As discussed in the opening chapter, the label ‘neo-noir has established itself as the preferred term for films noirs made after the ‘classical’ period (1940–59). Todd Erickson defines neo-noir as ‘a new type of noir film, one which effectively incorporates and projects the narrative and stylistic conventions of its progenitor onto a contemporary canvas. Neo-noir is quite simply a contemporary rendering of the film noir sensibility’ (Erickson, 1996, p.321). Although it is possible to identify the release of Lawrence Kasdan’s Body Heat in 1981 as the moment when this contemporary sense of film noir was first acknowledged and which inaugurated the current revival, there was a distinct earlier period – 1967 to 1976 – when film noir was resurrected as part of the ‘Hollywood Renaissance’, a decade of radical energy at an aesthetic and thematic level which transformed several major genres.

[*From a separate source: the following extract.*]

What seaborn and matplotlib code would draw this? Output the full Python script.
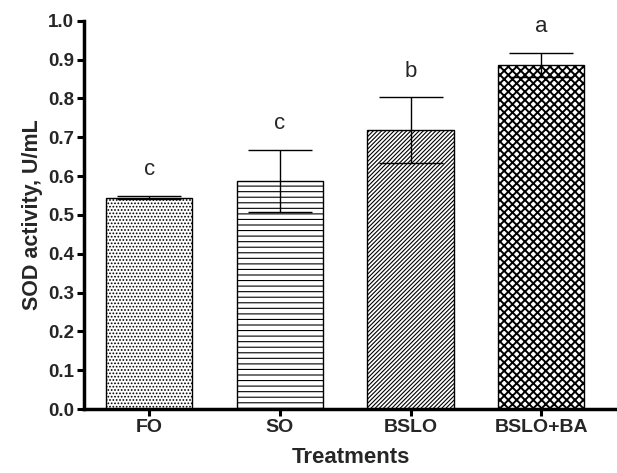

The two chapters on neo-noir are therefore divided between this earlier ‘modernist’ phase, and the later ‘postmodern’ one from 1981 onwards. As the two chapters will discuss in detail, films noirs from each period are separated by crucial differences in style, sensibility and audience orientation which reflect many of the key changes in Hollywood’s production practices and its relationship to wider cultural changes over this thirty–year period. The chapter division retains this book’s focus on film noir as an evolving phenomenon, best approached through historical contextualization.